Incluso, asumiendo la sentencia como base de discusión, también podemos ver cómo se vulnera, una vez más, el principio de legalidad y el de proporcionalidad, que lleva a una extensión del castigo desmedida, tan desmedida que el mismo tribunal sentenciador así lo establece y pide un indulto que la presidenta no ha solicitado.
Lo anterior, claro está, nos lleva a la vulneración, por desproporción, del derecho a la libertad personal, ya que no nos olvidemos que estamos ante una condena con pena de cárcel que, además, implica la privación del derecho de participación y representación política.
Todo esto es la consecuencia de una investigación prospectiva en la cual no se investigaban unos hechos concretos, sino a una concreta persona, llegándose al absurdo de sostenerse que cuando se buscaba por las palabras “Laura Borrás” en el ordenador del otro coacusado, se estaban buscando hechos y no personas. Siendo aforada, se la investigaba a ella y luego ya se vería… esto es propio de un sistema no ya antidemocrático sino casi tribal.

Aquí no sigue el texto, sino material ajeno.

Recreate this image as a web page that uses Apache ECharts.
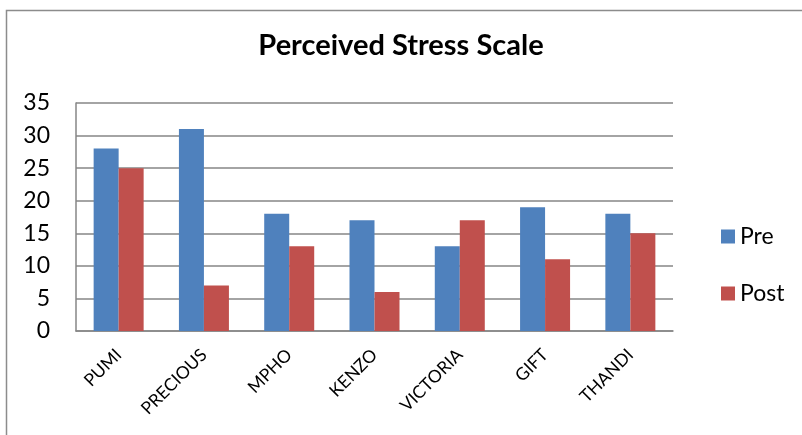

La sentencia —y el caso—, no se queda en estas vulneraciones, pero a partir de las mismas podemos afirmar, y en esto no nos equivocamos, que estamos ante una condena política de una política independentista y que la única razón de ser tanto del proceso como de la condena no es otra que el papel que la presidenta Borrás juega en el interior de lo que no es sino un grupo objetivamente identificable de personas que, cada día, nos parecen más necesitadas de protección.
Cosa muy distinta, y en eso no nos dejemos enredar, es el posicionamiento de políticos, más bien de vividores de lo público, encantados de pisar moqueta, aunque esta sea ajena, que no dudan en cambiarse de acera para, justificando lo injustificable, agradar al amo y tratar de legitimar un proceso y una condena que en democracia jamás se habrían dado.
En resumen, estamos ante una sentencia que, sea aquí o en Europa, está condenada a no resistir ni el paso del tiempo ni el peso de los recursos.